AVENTURAS EN EL AEROPUERTO DE GINEBRA

En realidad los aeropuertos del mundo son todos iguales y distintos entre sí.

Es más, aunque sea un pasajero frecuente y viaje a alguna ciudad conocida, siempre nos confundiremos de sectores y orientaciones para dirigirse a una u otra Puerta, siempre estaremos atentos a los carteles y direcciones, y posiblemente nos equivoquemos una vez más.
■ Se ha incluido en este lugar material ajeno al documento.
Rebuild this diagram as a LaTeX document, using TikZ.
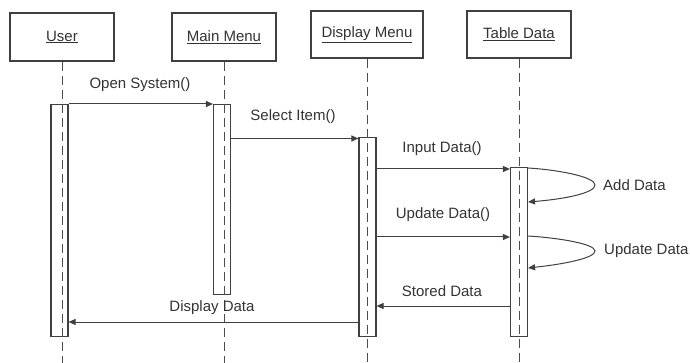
\documentclass[tikz,border=0pt]{standalone}
\usepackage{fontspec}
\setmainfont{Liberation Sans}
\usetikzlibrary{arrows.meta}

\begin{document}
\begin{tikzpicture}[x=1pt,y=-1pt]
              \tikzstyle{every node}+=[inner sep=0pt, font=\fontsize{15}{17}\selectfont, text=black!80]
              \tikzstyle{obj}=[draw=black!75, line width=1.3pt, minimum width=104pt, minimum height=48pt]
              \tikzstyle{bar}=[draw=black!75, fill=white, line width=1.1pt, minimum width=17pt, anchor=north]
              \tikzstyle{life}=[draw=black!70, line width=1pt, dash pattern=on 9pt off 5pt]
              \tikzstyle{msg}=[draw=black!75, line width=1pt, -{Triangle[length=7pt,width=6pt]}]
              \useasboundingbox (0,0) rectangle (690,363);
              % objects
              \node [obj] (user) at (62,37) {\underline{User}};
              \node [obj] (main) at (224,37) {\underline{Main Menu}};
              \node [obj, minimum width=112pt, minimum height=47pt] (disp) at (367,34.5) {\underline{Display Menu}};
              \node [obj, minimum height=47pt] (table) at (519,34.5) {\underline{Table Data}};
              % activation bars
              \node [bar, minimum height=232pt] (userbar) at (59.5,104) {};
              \node [bar, minimum height=190pt] (mainbar) at (222,104) {};
              \node [bar, minimum height=199pt] (dispbar) at (367.5,137) {};
              \node [bar, minimum height=169pt] (tablebar) at (519,167) {};
              % lifelines
              \coordinate (floor) at (0,363);
              \draw [life] (user.south) -- (user.south |- floor);
              \draw [life] (main.south) -- (main.south |- floor);
              \draw [life] (disp.south) -- (disp.south |- floor);
              \draw [life] (table.south) -- (table.south |- floor);
              % message levels
              \coordinate (m1) at (0,104);
              \coordinate (m2) at (0,138.5);
              \coordinate (m3) at (0,169);
              \coordinate (m4a) at (0,168);
              \coordinate (m4b) at (0,202);
              \coordinate (m5) at (0,237);
              \coordinate (m6a) at (0,236);
              \coordinate (m6b) at (0,268);
              \coordinate (m7) at (0,306);
              \coordinate (m8) at (0,322);
              % messages
              \draw [msg] (userbar.east |- m1) -- (mainbar.west |- m1);
              \node (open) at (140,85) {Open System()};
              \draw [msg] (mainbar.east |- m2) -- (dispbar.west |- m2);
              \node (select) at (293,117) {Select Item()};
              \draw [msg] (dispbar.east |- m3) -- (tablebar.west |- m3);
              \node (input) at (442,149) {Input Data()};
              \draw [msg] (tablebar.east |- m4a) .. controls (560,170) and (595,177) .. (595,185)
                          .. controls (595,193) and (565,199) .. (tablebar.east |- m4b);
              \node [anchor=west] (add) at (603,185) {Add Data};
              \draw [msg] (dispbar.east |- m5) -- (tablebar.west |- m5);
              \node (update) at (443,215) {Update Data()};
              \draw [msg] (tablebar.east |- m6a) .. controls (560,238) and (595,244) .. (595,251)
                          .. controls (595,258) and (565,264) .. (tablebar.east |- m6b);
              \node [anchor=west] (upd) at (604,251) {Update Data};
              \draw [msg] (tablebar.west |- m7) -- (dispbar.east |- m7);
              \node (stored) at (442,291) {Stored Data};
              \draw [msg] (dispbar.west |- m8) -- (userbar.east |- m8);
              \node (display) at (212,308) {Display Data};
            \end{tikzpicture}
\end{document}
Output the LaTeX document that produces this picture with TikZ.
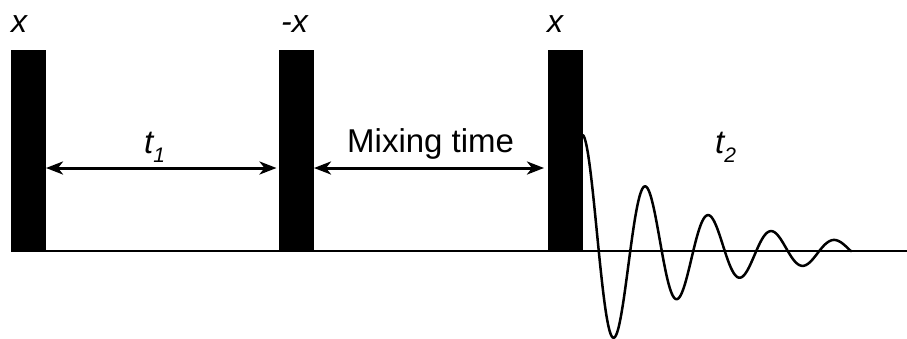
\documentclass[tikz,border=0pt]{standalone}
\usepackage{fontspec}
\setmainfont{Liberation Sans}
\usetikzlibrary{arrows.meta}
\begin{document}
\begin{tikzpicture}[x=1pt,y=-1pt,
  pulse/.style={fill=black, draw=none, minimum width=35pt, minimum height=202pt, inner sep=0pt, outer sep=0pt},
  lbl/.style={inner sep=0pt, anchor=base west, font=\fontsize{32}{32}\selectfont\itshape},
  tlbl/.style={inner sep=0pt, anchor=base west, font=\fontsize{33}{33}\selectfont\itshape},
  mix/.style={inner sep=0pt, anchor=base west, font=\fontsize{33}{33}\selectfont},
  tip/.tip={Stealth[length=17pt,width=13pt,inset=5pt]},
  dim/.style={line width=3pt, tip-tip},
  axis/.style={line width=2pt},
  wave/.style={line width=2.5pt, line join=round, line cap=round}
]
\useasboundingbox (0,0) rectangle (907,338);
% baseline
\coordinate (end) at (907,251);
\draw[axis] (11,251) -- (end);
% pulses
\node[pulse] (p1) at (28.5,151) {};
\node[pulse] (p2) at (296.5,151) {};
\node[pulse] (p3) at (565.5,151) {};
% pulse labels
\node[lbl] (l1) at (11,32) {x};
\node[lbl] (l2) at (281,32) {-x};
\node[lbl] (l3) at (547,32) {x};
% delay arrows
\draw[dim] ([yshift=-17pt]p1.east) -- ([yshift=-17pt,xshift=-2.5pt]p2.west);
\draw[dim] ([yshift=-17pt]p2.east) -- ([yshift=-17pt,xshift=-4pt]p3.west);
% delay labels
\node[tlbl] (t1) at (144,153) {t\raisebox{-9pt}{\fontsize{21}{21}\selectfont 1}};
\node[mix] (mt) at (347,152) {Mixing time};
\node[tlbl] (t2) at (715,153) {t\raisebox{-9pt}{\fontsize{21}{21}\selectfont 2}};
% FID
\draw[wave] plot[domain=0:268, samples=300] ({583+\x},{251-116*exp(-\x/107)*cos(\x*5.714)});
\end{tikzpicture}
\end{document}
También, absolutamente siempre pasaremos horas sentados a la espera de combinaciones o salidas de nuestro vuelo…o correremos por los halles, cruzando por el medio de los free shops y apurados para no perder el avión (ni hablar de la estación de Madrid donde se debe tomar un tren interno para ir de una punta a la otra)… De tal manera que se da una u otra posibilidad y nunca una instancia tranquila y apaciguada, porque siempre en todos los aeropuertos del mundo, nos espera una nueva sorpresa.

Estábamos en Ginebra, un domingo por la tarde y para no tener contratiempos, tratamos de llegar con tiempo al Aeropuerto para hacer el check in, despachar el equipaje y devolver el auto alquilado en la Agencia correspondiente de origen francés.

Esta Terminal, está ubicada exactamente en medio de la frontera entre Suiza y Francia y tiene ingreso por los dos países…pero separados en su interior por medio de vallas, desniveles y por supuesto con Aduanas y directivas distintas.

Estacionamos del lado suizo, bajamos las valijas e hicimos los trámites correspondientes. Mis dos hijas menores quedaron en la sala de espera con los boletos en la mano y con mi esposa, salimos para devolver el auto, pensando que regresaríamos a los pocos minutos…pero no fue nada sencillo y se transformó en una pesada aventura.

En tiempos donde no existía el GPS ni tampoco celulares, año 1996, llevar el auto desde el estacionamiento suizo al francés, fue verdaderamente una aventura, agravada por el tiempo en sacar los tickets de estacionamiento, esperar las barreras automáticas, los semáforos, el tránsito acrecentados por el lugar y el horario, los nervios de dejar a dos niñas solas y sin poder comunicarnos, los carteles en idiomas extranjeros, el mapa de rutas, caminos con curvas, túneles y localidades que se hicieron interminables.

Sin poder llegar a destino fácilmente, con el reloj que nos apresuraba y los nervios a punto de estallar, tomamos la decisión de pegar la vuelta, volver al estacionamiento suizo y pase lo que pase, dejar el auto abandonado. Sí, abandonado, por no encontrar el garaje de la agencia en el país vecino.

Corriendo y casi a tiempo del último llamado, vimos que las niñas subían por la escalera mecánica a las terminales, decididas a tomar el vuelo sin nosotros…y luego de encontrarnos y aliviarnos, subimos al avión, con las llaves del auto en el bolsillo, pensando que nos correspondía una justa y abultada multa.

No fue así. Cuando llegamos a nuestro país y les comunicamos el resultado, la empresa reconoció el trastorno que ocasiona tener el garaje cerrado del lado helvético por ser domingo y por medio de la correspondencia internacional, devolvimos las llaves…. Terminando un viaje de treinta días felices, aunque con un final no apto para cardíacos y al mejor estilo de películas de Alfred Hitchcock.